Jay Bruce said he prides himself on being able to look in the mirror and assess himself honestly. When he did so about a week ago, he saw someone no longer up to the task of succeeding in Major League Baseball.

So on Friday, Bruce informed Yankees manager Aaron Boone that he planned to retire after the weekend series against the Rays, and he went public with the news before Sunday’s finale.

"Over 13 years of playing pretty much every single day, I set a standard of what I expected out of myself from a performance standpoint, or at least feeling like I’m able to perform at that level," he said.

"I know there are ups and downs and ebbs and flows throughout a season and throughout a career, but ultimately I just felt like I couldn’t perform at the level that I expected out of myself. For me to do what I needed to do, it just wasn’t in the cards."

 

Bruce, 34, entered Sunday with one home run, three RBIs and a .118 batting average in 39 plate appearances this season, which began with him making the team as the starting first baseman in place of the injured Luke Voit.

But Bruce was 1-for-19 in his final five games and had not played since Wednesday.

Boone said he would not go out of his way to get Bruce into Sunday’s game for a farewell bow, and he did not play in the Yankees’ 4-2 loss to the Rays.

"It’s been a great run for him and he’s been a real pro with us and I’ve been grateful to be around him here these last several weeks," Boone said. "Today’s a proud day and should be a proud day for him of what’s been a really special career."

Bruce played 14 seasons, three with the Mets from 2016-18, with a detour to Cleveland late in the 2017 season.

A three-time All-Star, he finished with 319 home runs — the last coming three days after his 34th birthday earlier this month — and 951 RBIs.

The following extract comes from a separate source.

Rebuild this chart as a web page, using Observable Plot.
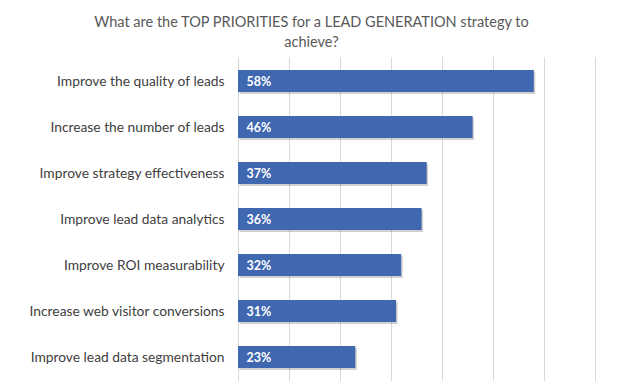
<!DOCTYPE html>
<html>
<head>
<meta charset="utf-8">
<script src="https://cdn.jsdelivr.net/npm/d3@7"></script>
<script src="https://cdn.jsdelivr.net/npm/@observablehq/plot@0.6"></script>
<style>
  html, body { margin: 0; padding: 0; background: #fff; }
  #wrap { width: 623px; height: 391px; overflow: hidden; }
  #title { height: 56px; box-sizing: border-box; padding-top: 12px; text-align: center;
           font-family: Lato, "Open Sans", sans-serif; font-size: 14.5px; line-height: 20px; color: #595959; }
  #title div { width: 623px; }
</style>
</head>
<body>
<div id="wrap">
  <div id="title"><div>What are the TOP PRIORITIES for a LEAD GENERATION strategy to</div><div>achieve?</div></div>
  <div id="chart"></div>
</div>
<script>
const categories = [
  "Improve the quality of leads",
  "Increase the number of leads",
  "Improve strategy effectiveness",
  "Improve lead data analytics",
  "Improve ROI measurability",
  "Increase web visitor conversions",
  "Improve lead data segmentation"
];
const values = [58, 46, 37, 36, 32, 31, 23];
const gridTicks = [0, 10, 20, 30, 40, 50, 60, 70];

const data = categories.map((c, i) => ({category: c, value: values[i]}));

const chart = Plot.plot({
  width: 623,
  height: 335,
  marginTop: 1,
  marginBottom: 10,
  marginLeft: 238,
  marginRight: 28,
  style: {fontFamily: "Lato, 'Open Sans', sans-serif", background: "#fff"},
  x: {domain: [0, 70], axis: null},
  y: {domain: categories, paddingInner: 0.53, paddingOuter: 0.265, label: null},
  marks: [
    Plot.ruleX(gridTicks, {stroke: "#d9d9d9", strokeWidth: 1}),
    Plot.barX(data, {x: "value", y: "category", fill: "#000", fillOpacity: 0.18, dx: 1.5, dy: 2}),
    Plot.barX(data, {x: "value", y: "category", fill: "#4068B0"}),
    Plot.text(data, {x: 0, y: "category", text: d => d.value + "%", dx: 8, textAnchor: "start",
      fill: "#fff", fontWeight: "bold", fontSize: 12.5}),
    Plot.axisY({tickSize: 0, tickPadding: 14, fontSize: 13.8, color: "#404040", label: null})
  ]
});
document.getElementById("chart").appendChild(chart);
</script>
</body>
</html>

Asked to name his favorite career memory, he said his walk-off home run to clinch the 2010 NL Central title for the Reds.

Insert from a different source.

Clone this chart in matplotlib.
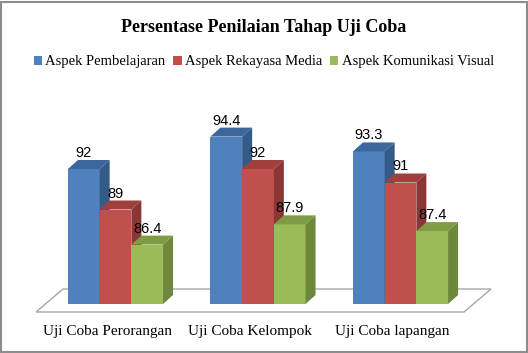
import matplotlib
matplotlib.use("Agg")
import matplotlib.pyplot as plt
from matplotlib.patches import Polygon, Rectangle

title = "Persentase Penilaian Tahap Uji Coba"
categories = ["Uji Coba Perorangan", "Uji Coba Kelompok", "Uji Coba lapangan"]
series = ["Aspek Pembelajaran", "Aspek Rekayasa Media", "Aspek Komunikasi Visual"]
pembelajaran = [92, 94.4, 93.3]
rekayasa = [89, 92, 91]
komunikasi = [86.4, 87.9, 87.4]
values = [pembelajaran, rekayasa, komunikasi]
value_labels = [["92", "94.4", "93.3"], ["89", "92", "91"], ["86.4", "87.9", "87.4"]]

front = ["#4F81BD", "#C0504D", "#9BBB59"]
top = ["#3C679C", "#A0403D", "#7F9C45"]
side = ["#345A88", "#8A3634", "#6D883A"]

W, H = 528, 353
fig = plt.figure(figsize=(W / 100, H / 100), dpi=100)
ax = fig.add_axes([0, 0, 1, 1])
ax.set_axis_off()

# pixel mapping: group spacing 142.5 px, 13.5 px per unit, baseline 82 at y=304
sx, sy = 142.5, 13.5
x0px, base, basepx = 115.5, 82.0, 304.0
ax.set_xlim(-x0px / sx, (W - x0px) / sx)
ax.set_ylim(base - (H - basepx) / sy, base + basepx / sy)

bw = 31.7 / sx
ddx, ddy = 10 / sx, 9 / sy

# floor
fl_front, fl_back = base - 8 / sy, base + 15 / sy
fdx = 27 / sx
fl_l, fl_r = -0.558, 2.446
ax.add_patch(Polygon([(fl_l, fl_front), (fl_r, fl_front), (fl_r + fdx, fl_back), (fl_l + fdx, fl_back)],
                     closed=True, facecolor="white", edgecolor="#A6A6A6", lw=1.0, zorder=1))

for g in range(len(categories)):
    for s in range(len(series)):
        v = values[s][g]
        xl = g + (s - 1.5) * bw
        xr = xl + bw
        ax.bar(xl, v - base, width=bw, bottom=base, align="edge", color=front[s], lw=0, zorder=2)
        ax.add_patch(Polygon([(xl, v), (xr, v), (xr + ddx, v + ddy), (xl + ddx, v + ddy)],
                             closed=True, facecolor=top[s], edgecolor="none", zorder=2))
        ax.add_patch(Polygon([(xr, base), (xr + ddx, base + ddy), (xr + ddx, v + ddy), (xr, v)],
                             closed=True, facecolor=side[s], edgecolor="none", zorder=2))
        ax.text(xl + bw / 2, v + 12 / sy, value_labels[s][g], ha="center", va="baseline",
                fontsize=10.5, family="Liberation Sans", color="black", zorder=3)
    ax.text(g - 8 / sx, base - 27 / sy, categories[g], ha="center", va="center",
            fontsize=11, family="Liberation Serif", color="black")

handles = [Rectangle((0, 0), 1, 1, facecolor=front[i], edgecolor="none") for i in range(3)]
fig.legend(handles, series, loc="center", bbox_to_anchor=(264 / W, 1 - 62 / H), ncol=3, frameon=False,
           prop={"family": "Liberation Serif", "size": 10.5}, handlelength=0.55, handleheight=0.55,
           handletextpad=0.25, columnspacing=0.55, borderpad=0)

fig.text(0.5, 1 - 27 / H, title, ha="center", va="center", fontsize=13, fontweight="bold",
         family="Liberation Serif")

fig.patches.append(Rectangle((1 / W, 1 / H), (W - 2.5) / W, (H - 2.5) / H, transform=fig.transFigure,
                             fill=False, edgecolor="#8C8C8C", lw=1.5))

fig.savefig("out.png", dpi=100)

Even though he spent only two regular-season weeks as a Yankee, he said he will cherish the experience and added that he does not "take for granted for one second putting the pinstripes on."

But in the end, what he called his "consistent underperformance" made the decision for him. He considered not telling Boone until Sunday but decided as a courtesy that he should give his manager a heads-up on Friday.

"It’s tough, but I feel at peace with it and I feel so great about the game," said Bruce, who added that he would like to remain involved in the sport.

"I love the game of baseball. I don’t feel jaded by it. I don’t feel mad at it. I don’t feel like anything was taken from me. I feel like it gave me so much. I hope that I leave it better than I found it."